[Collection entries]

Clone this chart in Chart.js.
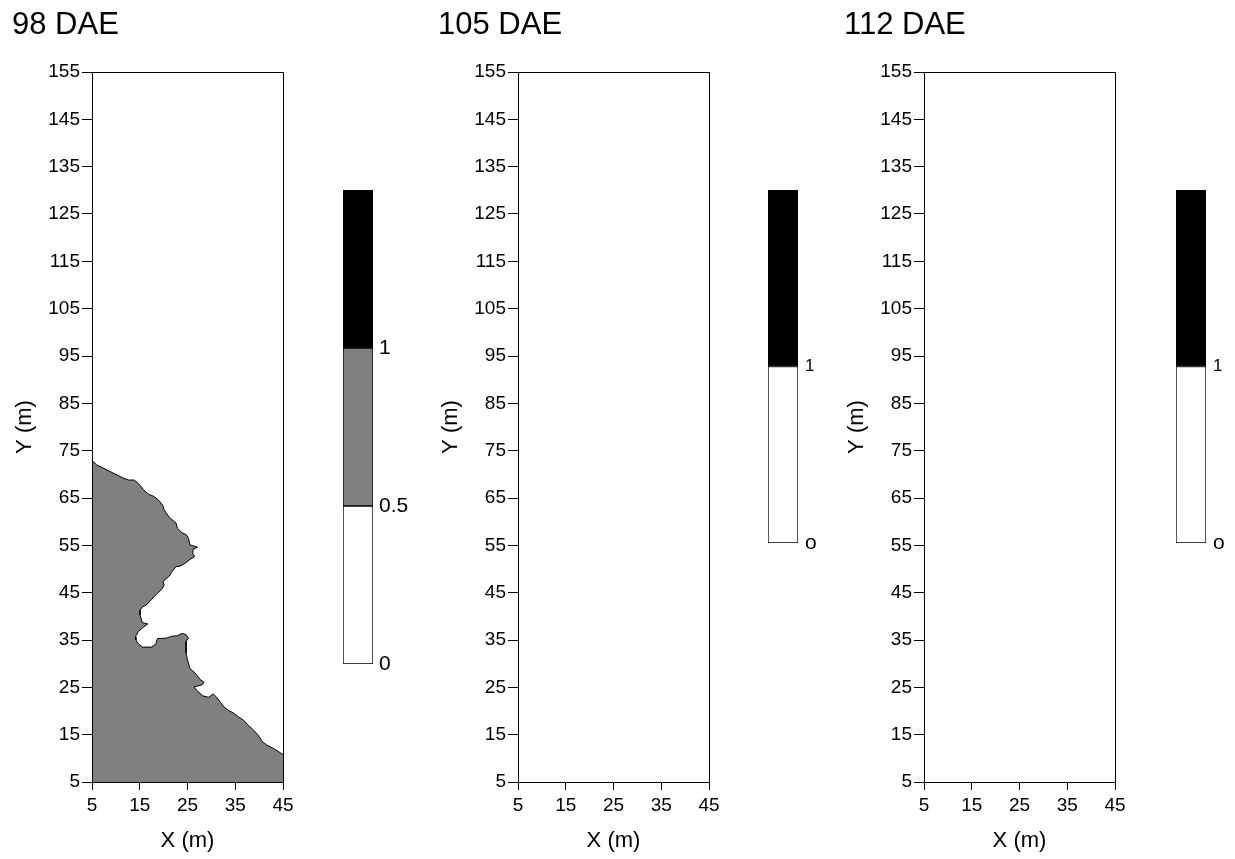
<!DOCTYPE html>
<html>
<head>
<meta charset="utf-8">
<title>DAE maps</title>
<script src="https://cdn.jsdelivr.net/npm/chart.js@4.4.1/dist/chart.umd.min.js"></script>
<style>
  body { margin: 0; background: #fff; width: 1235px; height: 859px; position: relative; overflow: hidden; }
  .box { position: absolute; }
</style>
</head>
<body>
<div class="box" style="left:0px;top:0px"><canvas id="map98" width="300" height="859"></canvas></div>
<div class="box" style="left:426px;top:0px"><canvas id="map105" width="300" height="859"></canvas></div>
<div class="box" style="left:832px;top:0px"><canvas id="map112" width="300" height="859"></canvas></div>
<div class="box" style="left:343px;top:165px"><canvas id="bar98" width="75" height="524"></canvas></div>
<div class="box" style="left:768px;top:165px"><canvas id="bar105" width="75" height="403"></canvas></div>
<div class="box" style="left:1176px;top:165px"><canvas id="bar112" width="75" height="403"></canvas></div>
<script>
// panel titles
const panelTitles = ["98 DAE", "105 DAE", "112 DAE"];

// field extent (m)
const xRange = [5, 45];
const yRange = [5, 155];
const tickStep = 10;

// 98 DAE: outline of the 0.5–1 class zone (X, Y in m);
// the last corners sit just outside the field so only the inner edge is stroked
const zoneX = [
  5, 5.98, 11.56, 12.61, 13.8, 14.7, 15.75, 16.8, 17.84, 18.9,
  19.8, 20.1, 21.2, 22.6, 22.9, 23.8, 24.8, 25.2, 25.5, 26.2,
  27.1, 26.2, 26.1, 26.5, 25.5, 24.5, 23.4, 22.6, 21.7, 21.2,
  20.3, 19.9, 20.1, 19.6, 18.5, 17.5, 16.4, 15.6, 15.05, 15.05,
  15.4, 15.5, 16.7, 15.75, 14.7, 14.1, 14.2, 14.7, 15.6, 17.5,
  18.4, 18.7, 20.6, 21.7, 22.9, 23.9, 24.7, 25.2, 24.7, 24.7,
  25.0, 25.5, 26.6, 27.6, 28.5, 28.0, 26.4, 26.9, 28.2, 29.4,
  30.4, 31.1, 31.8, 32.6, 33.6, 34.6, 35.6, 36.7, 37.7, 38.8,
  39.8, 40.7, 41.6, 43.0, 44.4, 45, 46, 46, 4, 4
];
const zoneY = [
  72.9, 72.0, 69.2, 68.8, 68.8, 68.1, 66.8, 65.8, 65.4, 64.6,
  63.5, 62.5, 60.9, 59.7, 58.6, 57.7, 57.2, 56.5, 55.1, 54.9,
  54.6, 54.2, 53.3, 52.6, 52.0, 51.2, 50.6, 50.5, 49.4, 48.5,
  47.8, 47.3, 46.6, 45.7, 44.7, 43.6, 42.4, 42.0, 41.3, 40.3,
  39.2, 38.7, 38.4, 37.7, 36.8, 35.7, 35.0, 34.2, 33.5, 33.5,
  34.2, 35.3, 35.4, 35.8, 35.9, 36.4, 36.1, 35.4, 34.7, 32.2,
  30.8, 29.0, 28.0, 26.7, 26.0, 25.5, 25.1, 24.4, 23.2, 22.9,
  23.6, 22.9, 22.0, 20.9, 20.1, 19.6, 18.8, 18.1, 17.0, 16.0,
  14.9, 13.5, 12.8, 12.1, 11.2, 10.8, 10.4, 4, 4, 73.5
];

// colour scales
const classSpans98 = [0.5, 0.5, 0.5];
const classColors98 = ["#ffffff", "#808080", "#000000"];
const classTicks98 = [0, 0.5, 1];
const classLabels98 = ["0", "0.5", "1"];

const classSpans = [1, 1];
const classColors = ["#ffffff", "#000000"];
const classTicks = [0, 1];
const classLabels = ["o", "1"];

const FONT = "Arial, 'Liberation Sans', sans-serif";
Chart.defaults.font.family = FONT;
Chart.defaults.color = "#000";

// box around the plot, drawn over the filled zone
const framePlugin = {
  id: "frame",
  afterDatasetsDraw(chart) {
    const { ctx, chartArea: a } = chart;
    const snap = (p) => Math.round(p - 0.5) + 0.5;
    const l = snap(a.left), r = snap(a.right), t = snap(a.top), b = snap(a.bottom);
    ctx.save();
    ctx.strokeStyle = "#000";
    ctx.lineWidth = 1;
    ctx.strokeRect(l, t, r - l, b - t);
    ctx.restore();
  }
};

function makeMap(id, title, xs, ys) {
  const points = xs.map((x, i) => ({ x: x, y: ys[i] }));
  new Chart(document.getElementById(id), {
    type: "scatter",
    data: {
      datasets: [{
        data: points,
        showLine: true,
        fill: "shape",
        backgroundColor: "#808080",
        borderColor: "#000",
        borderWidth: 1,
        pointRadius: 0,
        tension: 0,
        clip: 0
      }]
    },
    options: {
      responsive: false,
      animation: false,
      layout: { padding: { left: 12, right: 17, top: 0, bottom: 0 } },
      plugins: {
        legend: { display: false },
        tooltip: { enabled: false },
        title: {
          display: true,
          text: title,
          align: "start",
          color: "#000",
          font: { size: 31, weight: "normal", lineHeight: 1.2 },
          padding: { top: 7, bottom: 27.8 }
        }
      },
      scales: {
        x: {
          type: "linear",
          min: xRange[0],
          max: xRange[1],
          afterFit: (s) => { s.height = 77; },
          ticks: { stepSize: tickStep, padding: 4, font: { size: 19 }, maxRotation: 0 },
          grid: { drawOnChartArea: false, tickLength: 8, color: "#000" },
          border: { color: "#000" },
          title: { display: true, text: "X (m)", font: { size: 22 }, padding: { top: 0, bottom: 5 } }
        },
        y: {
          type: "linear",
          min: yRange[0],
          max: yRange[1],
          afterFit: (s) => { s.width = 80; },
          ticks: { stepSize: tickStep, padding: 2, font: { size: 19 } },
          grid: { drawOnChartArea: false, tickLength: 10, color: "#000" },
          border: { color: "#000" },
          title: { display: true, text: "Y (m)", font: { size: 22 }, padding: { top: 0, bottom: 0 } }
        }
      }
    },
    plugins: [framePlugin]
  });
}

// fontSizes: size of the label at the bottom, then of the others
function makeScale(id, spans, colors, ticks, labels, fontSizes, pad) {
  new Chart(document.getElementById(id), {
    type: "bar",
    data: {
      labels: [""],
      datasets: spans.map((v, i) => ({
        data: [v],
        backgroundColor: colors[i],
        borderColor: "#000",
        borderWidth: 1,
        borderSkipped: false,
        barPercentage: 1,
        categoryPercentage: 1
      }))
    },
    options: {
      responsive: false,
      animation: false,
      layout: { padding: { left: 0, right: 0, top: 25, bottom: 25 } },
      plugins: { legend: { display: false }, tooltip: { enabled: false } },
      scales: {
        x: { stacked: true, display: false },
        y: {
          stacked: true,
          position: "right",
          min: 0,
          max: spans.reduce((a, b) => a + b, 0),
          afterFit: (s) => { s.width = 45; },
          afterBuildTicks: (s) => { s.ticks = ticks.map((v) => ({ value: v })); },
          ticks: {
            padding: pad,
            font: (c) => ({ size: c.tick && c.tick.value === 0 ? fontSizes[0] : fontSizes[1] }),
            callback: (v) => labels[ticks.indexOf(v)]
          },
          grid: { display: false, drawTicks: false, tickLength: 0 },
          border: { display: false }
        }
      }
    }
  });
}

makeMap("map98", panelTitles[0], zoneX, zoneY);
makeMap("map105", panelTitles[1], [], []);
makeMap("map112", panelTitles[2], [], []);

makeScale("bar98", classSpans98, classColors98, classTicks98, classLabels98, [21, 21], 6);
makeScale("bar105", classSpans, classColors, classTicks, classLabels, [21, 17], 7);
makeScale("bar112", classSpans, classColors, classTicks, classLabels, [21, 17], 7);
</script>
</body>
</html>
---
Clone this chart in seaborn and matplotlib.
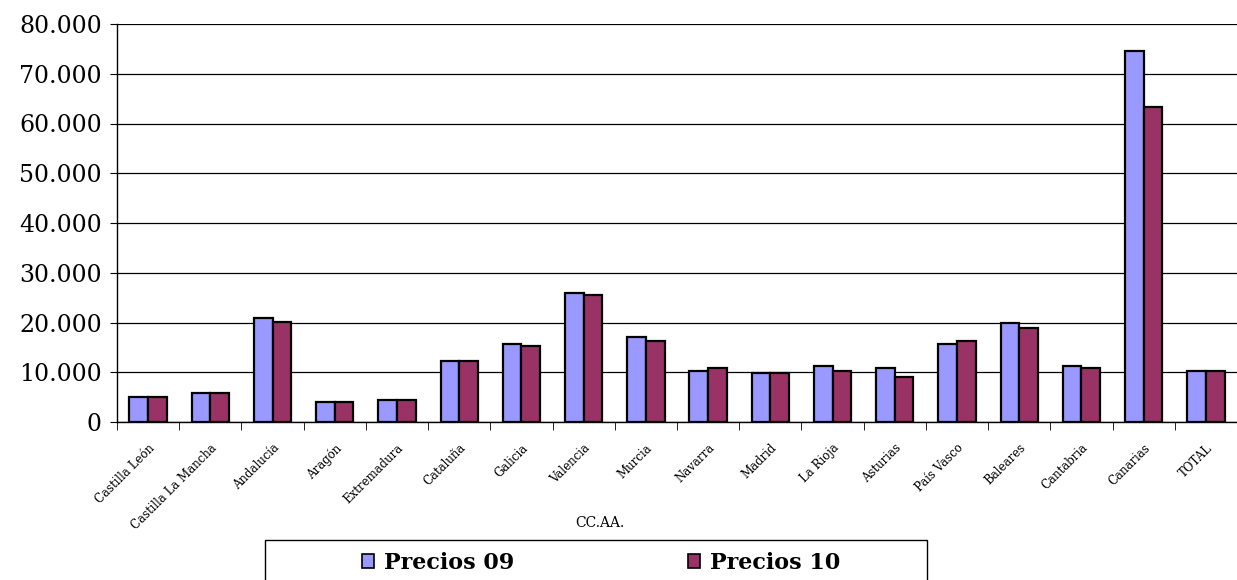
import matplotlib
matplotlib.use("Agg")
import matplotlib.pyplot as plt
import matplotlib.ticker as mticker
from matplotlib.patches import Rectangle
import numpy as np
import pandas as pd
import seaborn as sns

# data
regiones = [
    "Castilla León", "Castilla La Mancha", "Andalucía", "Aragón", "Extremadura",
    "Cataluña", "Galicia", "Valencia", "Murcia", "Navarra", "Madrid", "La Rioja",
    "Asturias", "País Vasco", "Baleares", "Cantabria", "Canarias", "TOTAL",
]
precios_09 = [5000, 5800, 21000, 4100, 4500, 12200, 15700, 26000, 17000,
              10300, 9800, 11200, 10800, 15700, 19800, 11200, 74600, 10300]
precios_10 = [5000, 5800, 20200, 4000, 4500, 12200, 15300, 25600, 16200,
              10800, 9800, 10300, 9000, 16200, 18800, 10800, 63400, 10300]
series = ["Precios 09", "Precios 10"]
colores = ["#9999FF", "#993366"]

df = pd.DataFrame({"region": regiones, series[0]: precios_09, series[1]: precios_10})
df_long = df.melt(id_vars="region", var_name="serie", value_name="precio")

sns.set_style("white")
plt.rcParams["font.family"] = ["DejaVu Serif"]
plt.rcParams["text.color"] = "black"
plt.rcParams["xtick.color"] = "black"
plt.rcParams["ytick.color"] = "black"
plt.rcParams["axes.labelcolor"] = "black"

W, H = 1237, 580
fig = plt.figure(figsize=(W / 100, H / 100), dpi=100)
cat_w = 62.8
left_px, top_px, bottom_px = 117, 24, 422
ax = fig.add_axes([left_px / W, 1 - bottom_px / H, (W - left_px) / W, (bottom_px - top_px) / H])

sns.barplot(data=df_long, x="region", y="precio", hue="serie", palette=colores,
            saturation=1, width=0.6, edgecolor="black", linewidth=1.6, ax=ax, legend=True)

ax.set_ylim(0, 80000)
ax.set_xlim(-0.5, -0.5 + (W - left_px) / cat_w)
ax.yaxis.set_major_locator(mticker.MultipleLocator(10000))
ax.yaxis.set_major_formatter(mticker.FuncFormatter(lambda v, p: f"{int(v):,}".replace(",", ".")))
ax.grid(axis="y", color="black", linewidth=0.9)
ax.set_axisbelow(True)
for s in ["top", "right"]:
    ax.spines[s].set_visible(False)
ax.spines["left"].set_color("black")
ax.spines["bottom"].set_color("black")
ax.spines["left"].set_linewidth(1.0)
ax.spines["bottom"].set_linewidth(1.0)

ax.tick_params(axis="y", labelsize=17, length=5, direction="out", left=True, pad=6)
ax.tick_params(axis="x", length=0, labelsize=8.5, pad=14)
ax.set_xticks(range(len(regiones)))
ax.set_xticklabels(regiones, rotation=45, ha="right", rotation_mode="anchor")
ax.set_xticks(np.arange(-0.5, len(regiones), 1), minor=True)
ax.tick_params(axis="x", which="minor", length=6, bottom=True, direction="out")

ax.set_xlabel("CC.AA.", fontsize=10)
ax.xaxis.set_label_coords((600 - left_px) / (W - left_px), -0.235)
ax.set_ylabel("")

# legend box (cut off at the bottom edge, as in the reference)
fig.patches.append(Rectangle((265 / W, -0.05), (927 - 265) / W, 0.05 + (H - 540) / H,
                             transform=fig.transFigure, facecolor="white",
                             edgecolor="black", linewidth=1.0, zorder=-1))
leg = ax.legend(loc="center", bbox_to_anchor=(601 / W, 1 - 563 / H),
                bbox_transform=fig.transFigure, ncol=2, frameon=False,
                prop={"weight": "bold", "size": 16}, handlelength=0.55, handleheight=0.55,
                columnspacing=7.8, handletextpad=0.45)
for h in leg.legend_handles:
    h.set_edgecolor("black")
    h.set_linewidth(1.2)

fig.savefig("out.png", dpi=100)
==
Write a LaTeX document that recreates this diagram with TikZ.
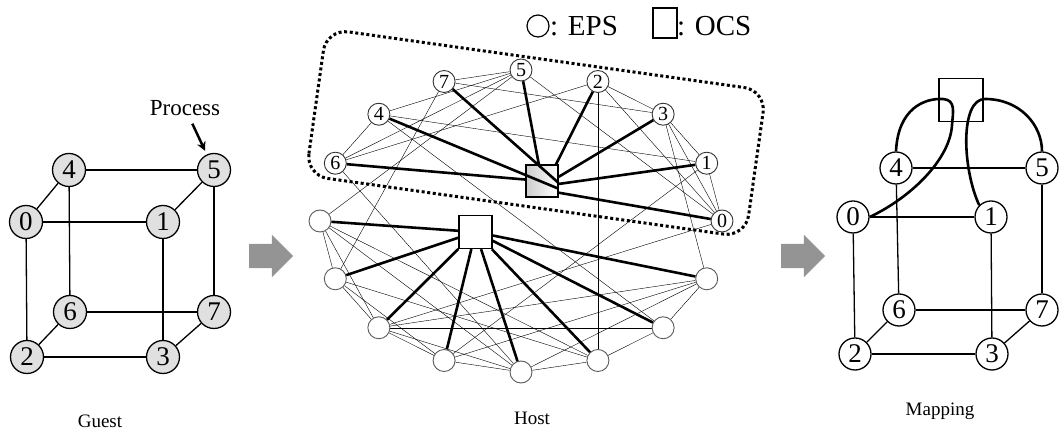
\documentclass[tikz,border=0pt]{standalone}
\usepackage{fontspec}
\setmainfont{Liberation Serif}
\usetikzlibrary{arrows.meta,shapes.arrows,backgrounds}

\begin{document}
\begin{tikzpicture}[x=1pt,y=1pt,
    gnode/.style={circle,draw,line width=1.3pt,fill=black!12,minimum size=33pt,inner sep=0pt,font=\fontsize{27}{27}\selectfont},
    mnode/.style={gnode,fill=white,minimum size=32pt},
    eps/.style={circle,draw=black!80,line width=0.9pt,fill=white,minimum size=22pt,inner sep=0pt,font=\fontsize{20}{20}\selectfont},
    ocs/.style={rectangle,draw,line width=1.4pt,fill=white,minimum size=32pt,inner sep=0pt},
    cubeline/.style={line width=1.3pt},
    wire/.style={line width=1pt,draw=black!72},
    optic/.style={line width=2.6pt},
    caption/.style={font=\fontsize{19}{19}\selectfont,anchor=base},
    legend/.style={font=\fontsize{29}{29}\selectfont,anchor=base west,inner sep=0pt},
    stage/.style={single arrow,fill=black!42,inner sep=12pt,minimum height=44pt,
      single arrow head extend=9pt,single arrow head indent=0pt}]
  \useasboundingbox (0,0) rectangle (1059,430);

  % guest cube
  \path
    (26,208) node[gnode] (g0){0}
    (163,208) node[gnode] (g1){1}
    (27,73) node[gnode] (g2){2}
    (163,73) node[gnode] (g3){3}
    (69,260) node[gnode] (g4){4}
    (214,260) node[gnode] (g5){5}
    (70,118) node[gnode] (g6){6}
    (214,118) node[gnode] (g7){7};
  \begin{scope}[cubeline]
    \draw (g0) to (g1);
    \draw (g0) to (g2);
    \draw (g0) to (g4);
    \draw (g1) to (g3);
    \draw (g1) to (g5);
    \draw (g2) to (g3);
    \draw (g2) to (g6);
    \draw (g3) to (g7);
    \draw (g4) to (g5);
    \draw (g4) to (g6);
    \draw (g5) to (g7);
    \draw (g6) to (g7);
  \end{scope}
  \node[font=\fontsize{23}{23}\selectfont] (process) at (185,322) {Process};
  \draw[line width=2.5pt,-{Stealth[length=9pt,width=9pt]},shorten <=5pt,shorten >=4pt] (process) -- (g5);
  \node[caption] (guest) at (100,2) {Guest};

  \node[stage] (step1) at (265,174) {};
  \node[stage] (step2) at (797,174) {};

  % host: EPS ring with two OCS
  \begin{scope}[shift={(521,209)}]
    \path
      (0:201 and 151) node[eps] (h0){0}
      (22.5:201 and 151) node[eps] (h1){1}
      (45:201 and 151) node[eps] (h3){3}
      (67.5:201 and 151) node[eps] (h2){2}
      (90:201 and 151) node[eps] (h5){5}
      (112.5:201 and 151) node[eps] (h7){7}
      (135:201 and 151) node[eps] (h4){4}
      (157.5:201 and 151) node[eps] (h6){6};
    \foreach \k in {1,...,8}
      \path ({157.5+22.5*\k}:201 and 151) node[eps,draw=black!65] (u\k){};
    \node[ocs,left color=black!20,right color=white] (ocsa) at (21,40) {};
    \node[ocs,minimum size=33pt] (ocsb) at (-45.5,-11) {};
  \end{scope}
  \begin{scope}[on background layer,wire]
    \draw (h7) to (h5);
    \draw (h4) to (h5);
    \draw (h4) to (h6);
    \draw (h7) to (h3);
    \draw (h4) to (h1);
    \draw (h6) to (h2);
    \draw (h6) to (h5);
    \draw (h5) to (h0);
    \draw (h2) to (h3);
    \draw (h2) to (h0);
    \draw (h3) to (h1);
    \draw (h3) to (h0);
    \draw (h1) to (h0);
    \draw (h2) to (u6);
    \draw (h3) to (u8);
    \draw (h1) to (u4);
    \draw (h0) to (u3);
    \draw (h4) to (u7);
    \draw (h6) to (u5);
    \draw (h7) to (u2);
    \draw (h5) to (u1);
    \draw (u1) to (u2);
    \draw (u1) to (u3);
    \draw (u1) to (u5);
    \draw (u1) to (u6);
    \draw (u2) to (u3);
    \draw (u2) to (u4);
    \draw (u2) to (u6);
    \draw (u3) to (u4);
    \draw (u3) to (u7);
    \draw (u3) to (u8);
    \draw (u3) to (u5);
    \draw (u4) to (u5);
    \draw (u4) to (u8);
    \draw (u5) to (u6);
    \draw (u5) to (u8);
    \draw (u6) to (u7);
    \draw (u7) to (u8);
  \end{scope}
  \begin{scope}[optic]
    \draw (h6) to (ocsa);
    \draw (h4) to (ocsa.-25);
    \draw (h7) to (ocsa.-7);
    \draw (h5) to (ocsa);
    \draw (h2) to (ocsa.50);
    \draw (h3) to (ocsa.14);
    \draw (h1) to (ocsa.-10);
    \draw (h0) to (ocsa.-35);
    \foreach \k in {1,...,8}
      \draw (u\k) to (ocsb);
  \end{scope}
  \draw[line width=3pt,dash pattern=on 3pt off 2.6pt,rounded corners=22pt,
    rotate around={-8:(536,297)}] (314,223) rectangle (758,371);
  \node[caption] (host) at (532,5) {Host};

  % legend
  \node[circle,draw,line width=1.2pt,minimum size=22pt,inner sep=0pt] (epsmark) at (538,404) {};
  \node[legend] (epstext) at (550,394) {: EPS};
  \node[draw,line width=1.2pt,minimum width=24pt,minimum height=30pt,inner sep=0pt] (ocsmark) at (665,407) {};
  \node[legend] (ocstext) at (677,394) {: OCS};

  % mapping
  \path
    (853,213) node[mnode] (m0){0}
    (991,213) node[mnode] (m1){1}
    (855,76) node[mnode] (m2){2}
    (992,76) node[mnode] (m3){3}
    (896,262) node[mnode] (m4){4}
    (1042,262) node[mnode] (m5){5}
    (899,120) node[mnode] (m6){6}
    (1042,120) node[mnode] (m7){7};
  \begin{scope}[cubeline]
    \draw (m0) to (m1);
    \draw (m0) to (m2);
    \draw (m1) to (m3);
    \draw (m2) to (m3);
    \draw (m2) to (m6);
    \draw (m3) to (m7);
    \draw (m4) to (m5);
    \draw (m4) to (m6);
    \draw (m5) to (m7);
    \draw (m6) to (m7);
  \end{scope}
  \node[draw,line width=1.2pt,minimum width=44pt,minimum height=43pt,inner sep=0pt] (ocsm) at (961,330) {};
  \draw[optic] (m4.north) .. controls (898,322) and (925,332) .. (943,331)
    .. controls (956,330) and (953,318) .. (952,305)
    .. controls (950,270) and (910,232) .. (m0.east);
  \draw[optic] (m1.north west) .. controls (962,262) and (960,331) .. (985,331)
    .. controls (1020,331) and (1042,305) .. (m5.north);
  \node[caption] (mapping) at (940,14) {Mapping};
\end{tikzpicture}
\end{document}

- What to produce: Give back only the lines from the one holding "Clone this chart in seaborn and matplotlib." through the one holding "import seaborn as sns", both kept, exactly as written. Omit the images.

- Response to this task:
Clone this chart in seaborn and matplotlib.
import matplotlib
matplotlib.use("Agg")
import matplotlib.pyplot as plt
import matplotlib.ticker as mticker
from matplotlib.patches import Rectangle
import numpy as np
import pandas as pd
import seaborn as sns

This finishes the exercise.